L’agence Scope Ratings qui a été sanctionnée d’une amende de 2,197 millions d'euros en 2024 pour des manquements aux règles concernant la prévention des conflits d’intérêts, spécifiquement concernant des défaillances structurelles dans l’identification, la prévention et la gestion des conflits d’intérêts, des lacunes concernant les politiques et procédures et les mécanismes de contrôles internes.

La procédure de conflit d’intérêts

Pour assurer l'intégrité et la fiabilité de ses évaluations, une agence de notation doit élaborer une procédure détaillée sur les conflits d'intérêts. Cette procédure évoque la définition de ce que constitue un conflit d'intérêts, en identifiant les situations dans lesquelles les intérêts personnels ou financiers des employés, des analystes ou des actionnaires pourraient influencer, ou sembler influencer, l'impartialité de la notation. Elle doit ensuite établir des mécanismes de déclaration où chaque employé concerné est tenu de dévoiler tout potentiel conflit d'intérêts, qu'il soit direct ou indirect.

La procédure doit également préciser les étapes à suivre pour évaluer et gérer les conflits déclarés, incluant l'assignation des évaluations à des analystes sans liens d'intérêts avec l'émetteur et la mise en place de barrières informationnelles au sein de l'agence. La transparence est cruciale, ce pourquoi les politiques et les décisions prises pour résoudre un conflit d'intérêts doivent être documentées et, si nécessaire, communiquées aux parties prenantes concernées.
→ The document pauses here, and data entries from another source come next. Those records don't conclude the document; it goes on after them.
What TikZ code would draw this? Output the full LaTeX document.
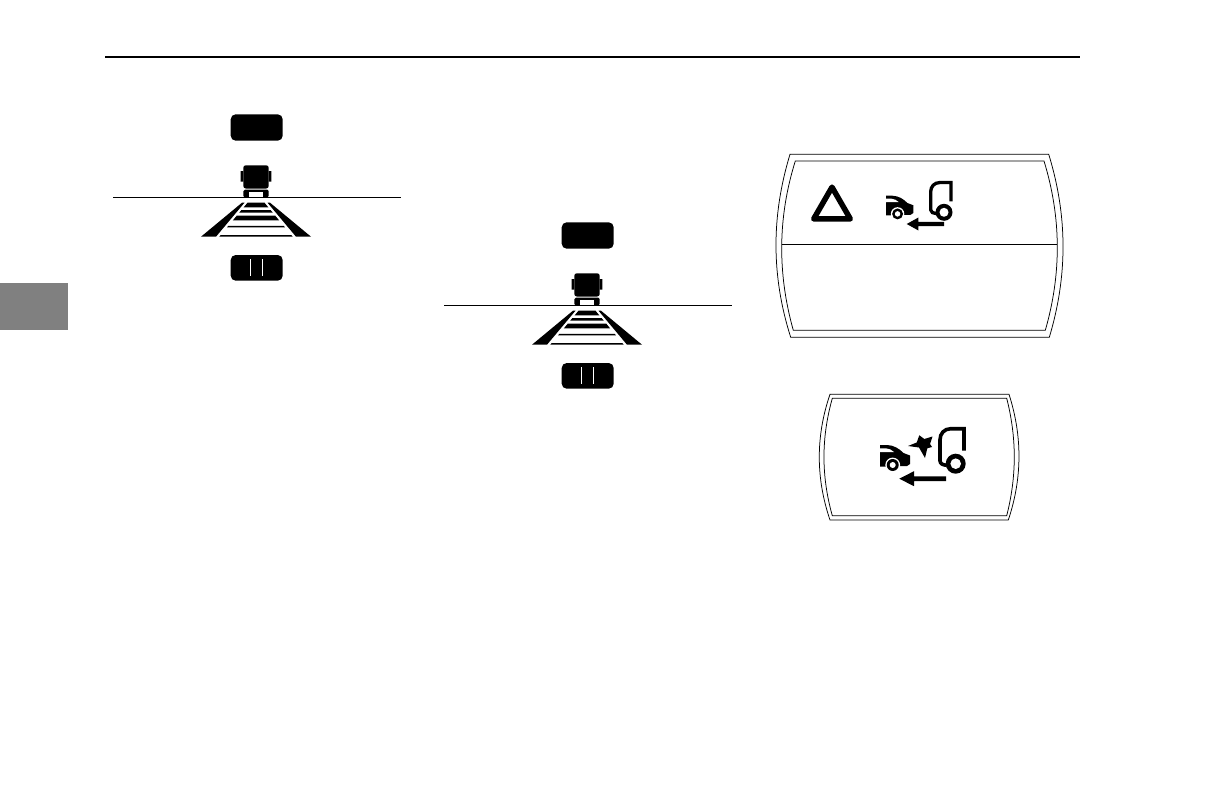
\documentclass[tikz,border=0pt]{standalone}
\usepackage{tikz}
\tikzset{
  panelline/.style={line width=0.75pt},
  pics/trackfig/.style={code={
    \fill[rounded corners=5pt] (-25.3,-83.2) rectangle (26.7,-56.8);
    \fill[rounded corners=5pt] (-25.3,57.5) rectangle (26.7,83.2);
    \draw[white,line width=0.8pt] (-5.7,61.5)--(-5.7,78.2) (6.3,61.5)--(6.3,78.2);
    \fill[rounded corners=2.5pt] (-12.7,-32.2) rectangle (12.7,-9);
    \fill (-15.3,-26.5) rectangle (-12.7,-15.8) (12.7,-26.5) rectangle (15.3,-15.8);
    \fill[rounded corners=1.5pt] (-12.7,-7.8) rectangle (12.7,0);
    \fill[white] (-6.7,-5.2) rectangle (6.7,-0.6);
    \draw[line width=1.1pt] (-142.7,0)--(145,0);
    \fill (-14,5.2)--(-11.5,5.2)--(-40,39.2)--(-55,39.2)--cycle;
    \fill (14,5.2)--(11.5,5.2)--(40,39.2)--(55,39.2)--cycle;
    \foreach \ya/\yb in {5.2/9.8,12.6/15.2,18.2/22.8,28.4/29.8,37.6/39.2}{
      \pgfmathsetmacro\wa{8.5+(\ya-5.2)*0.83}
      \pgfmathsetmacro\wb{8.5+(\yb-5.2)*0.83}
      \fill (-\wa,\ya)--(\wa,\ya)--(\wb,\yb)--(-\wb,\yb)--cycle;
    }
  }},
  pics/caricon/.style={code={
    \fill (0,0)--(7,0) .. controls (14,0.3) and (19,3.5) .. (23.5,8)--(30,10.5)--(30,19)--(27,21)--(0,21.7)--cycle;
    \fill[white] (0,3.3)--(6,3.3) .. controls (9,3.5) and (12,5) .. (14,7)--(0,7.2)--cycle;
    \fill[white] (12.7,20) circle[radius=7.4];
    \fill (12.7,20) circle[radius=6];
    \fill[white] (12.7,20) circle[radius=3];
  }},
  pics/vanicon/.style={code={
    \draw[line width=#1,line cap=butt] (8.3,-13)--(8.3,-35)--(-5,-35) .. controls (-11.5,-35) and (-15.7,-30) .. (-15.7,-24)--(-15.7,-3) .. controls (-15.7,0) and (-12.5,1.5) .. (-9,1.5);
    \fill (0,0) circle[radius=10];
    \fill[white] (0,0) circle[radius=5.3];
  }},
  pics/movearrow/.style={code={
    \fill (0,0)--(14.7,-7.5)--(14.7,-2.4)--(46.7,-2.4)--(46.7,2.4)--(14.7,2.4)--(14.7,7.5)--cycle;
  }}
}
\begin{document}
\begin{tikzpicture}[x=1pt,y=-1pt]
\useasboundingbox (0,0) rectangle (1224,792);
\draw[line width=1.5pt] (105,57)--(1080,57);
\fill[black!50] (0,283) rectangle (68,330);
\pic at (256,197.5) {trackfig};
\pic at (587,305.5) {trackfig};
% upper display
\draw[panelline] (790,154.3)--(1048.7,154.3) .. controls (1067.7,216) and (1067.7,276) .. (1049.3,337.3)--(790.7,337.3) .. controls (771.2,276) and (771.2,216) .. (790,154.3)--cycle;
\draw[panelline] (795.3,161)--(1044,161) .. controls (1061.5,218) and (1061.5,274) .. (1045.3,330.3)--(793.3,330.3) .. controls (777.5,274) and (777.5,218) .. (795.3,161)--cycle;
\draw[panelline] (781.7,244.3)--(1057.3,244.3);
\draw[line width=5.5pt,line join=round] (832,187.2)--(813.7,218.9)--(850.3,218.9)--cycle;
\pic[scale=0.91] at (886,195.7) {caricon};
\pic[scale=0.85] at (944,212.3) {vanicon=3.3pt};
\pic[xscale=0.8,yscale=0.87] at (906.7,224) {movearrow};
% lower display
\draw[panelline] (830,394.3)--(1009,394.3) .. controls (1022.4,436) and (1022.4,478) .. (1008.3,520)--(830,520) .. controls (815.7,478) and (815.7,436) .. (830,394.3)--cycle;
\draw[panelline] (832.3,398.3)--(1006.7,398.3) .. controls (1016.8,438) and (1016.8,476) .. (1006.7,515.7)--(832.3,515.7) .. controls (821.2,476) and (821.2,438) .. (832.3,398.3)--cycle;
\pic at (880,445) {caricon};
\pic at (955.7,463.7) {vanicon=3.6pt};
\pic at (899.3,478.7) {movearrow};
\fill (908,446)--(916.7,442.5)--(919.3,435.3)--(924.3,439)--(932.5,436.5)--(930,444)--(932,447)--(927.3,448.3)--(925,458)--(919,447.5)--cycle;
\end{tikzpicture}
\end{document}
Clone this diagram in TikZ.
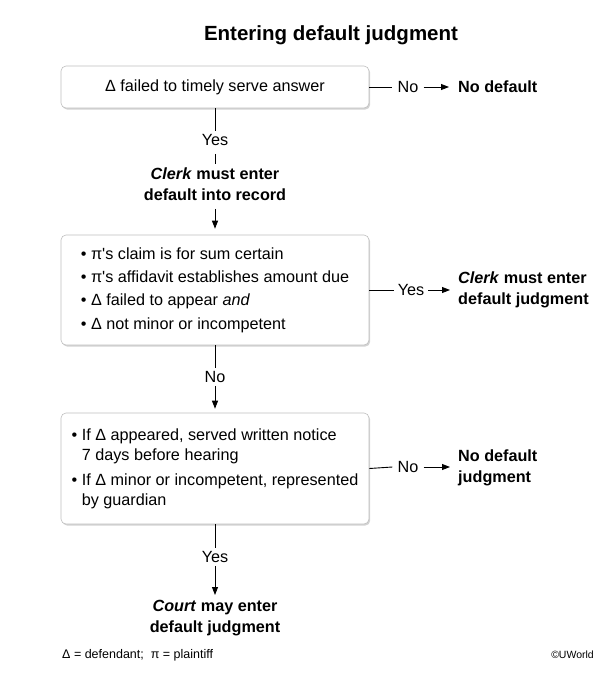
\documentclass[tikz,border=0pt]{standalone}
\usepackage{fontspec}
\setmainfont{Liberation Sans}
\usetikzlibrary{shadows,arrows.meta}
\begin{document}
\begin{tikzpicture}[x=1pt,y=-1pt,
  txt/.style={font=\fontsize{16.2pt}{20pt}\selectfont},
  boxnode/.style={draw=gray!50, line width=0.6pt, fill=white, rounded corners=5pt,
    minimum width=308pt, align=left, inner sep=0pt, txt,
    drop shadow={shadow xshift=1.2pt, shadow yshift=-1.6pt, opacity=0.35}},
  lab/.style={txt, inner xsep=5pt, inner ysep=3pt},
  res/.style={font=\fontsize{16.2pt}{20.5pt}\selectfont\bfseries, inner sep=0pt},
  conn/.style={line width=0.9pt},
  arr/.style={conn, -{Triangle[length=8pt,width=6pt]}}
]
\useasboundingbox (0,0) rectangle (601,673);

% title
\node[font=\fontsize{20.5pt}{24pt}\selectfont\bfseries, inner sep=0pt] (title) at (331,35) {Entering default judgment};

% box 1
\node[boxnode, minimum height=42pt, align=center] (b1) at (215,87) {Δ failed to timely serve answer};
\node[lab] (no1) at (408,87) {No};
\node[res, anchor=west] (nd1) at (458,87) {No default};
\draw[conn] (b1.east) -- (no1.west);
\draw[arr, shorten >=9pt] (no1.east) -- (nd1.west);

\node[lab, inner ysep=3pt] (yes1) at (215,140) {Yes};
\node[res, align=center, anchor=north] (clk1) at (215,168) {\textit{Clerk} must enter\\default into record};
\draw[conn] (b1.south) -- (yes1.north);
\draw[conn, shorten <=5pt, shorten >=4pt] (yes1.south) -- (clk1.north);

% box 2
\node[boxnode, minimum height=110pt] (b2) at (215,290)
  {• π\textquotesingle s claim is for sum certain\\[3.3pt]
   • π\textquotesingle s affidavit establishes amount due\\[3.3pt]
   • Δ failed to appear \textit{and}\\[3.3pt]
   • Δ not minor or incompetent};
\draw[arr, shorten <=8pt, shorten >=6pt] (clk1.south) -- (b2.north);

\node[lab, inner xsep=4pt] (yes2) at (411,290) {Yes};
\node[res, anchor=west, align=left] (clk2) at (458,290) {\textit{Clerk} must enter\\default judgment};
\draw[conn] (b2.east) -- (yes2.west);
\draw[arr, shorten >=8pt] (yes2.east) -- (clk2.west |- yes2.east);

\node[lab] (no2) at (215,377) {No};
\draw[conn] (b2.south) -- (no2.north);

% box 3
\node[boxnode, minimum height=111pt] (b3) at (215,468.5)
  {• If Δ appeared, served written notice\\
   \hphantom{•\ }7 days before hearing\\[5pt]
   • If Δ minor or incompetent, represented\\
   \hphantom{•\ }by guardian};
\draw[arr, shorten >=4pt] (no2.south) -- (b3.north);

\node[lab] (no3) at (408,467) {No};
\node[res, anchor=west, align=left, font=\fontsize{16.2pt}{21pt}\selectfont\bfseries] (nd3) at (458,467.5) {No default\\judgment};
\draw[conn] (b3.east) -- (no3.west);
\draw[arr, shorten >=8pt] (no3.east) -- (nd3.west |- no3.east);

\node[lab] (yes3) at (215,557) {Yes};
\node[res, align=center, anchor=north] (court) at (215,600) {\textit{Court} may enter\\default judgment};
\draw[conn] (b3.south) -- (yes3.north);
\draw[arr, shorten >=5pt] (yes3.south) -- (court.north);

% footer
\node[font=\fontsize{12.5pt}{15pt}\selectfont, anchor=base west, inner sep=0pt] (legend) at (62,658) {Δ = defendant;\ \ π = plaintiff};
\node[font=\fontsize{10.5pt}{13pt}\selectfont, anchor=base east, inner sep=0pt] (copy) at (594,658) {©UWorld};
\end{tikzpicture}
\end{document}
Enfin, la procédure doit inclure des formations régulières pour les employés sur les principes d'intégrité et les risques liés aux conflits d'intérêts, ainsi que des contrôles internes et/ou des audits externes fréquents pour vérifier l'application effective de la procédure. L'objectif est de créer une culture organisationnelle où l'éthique et la transparence sont au premier plan, garantissant ainsi la crédibilité et la fiabilité des notations émises.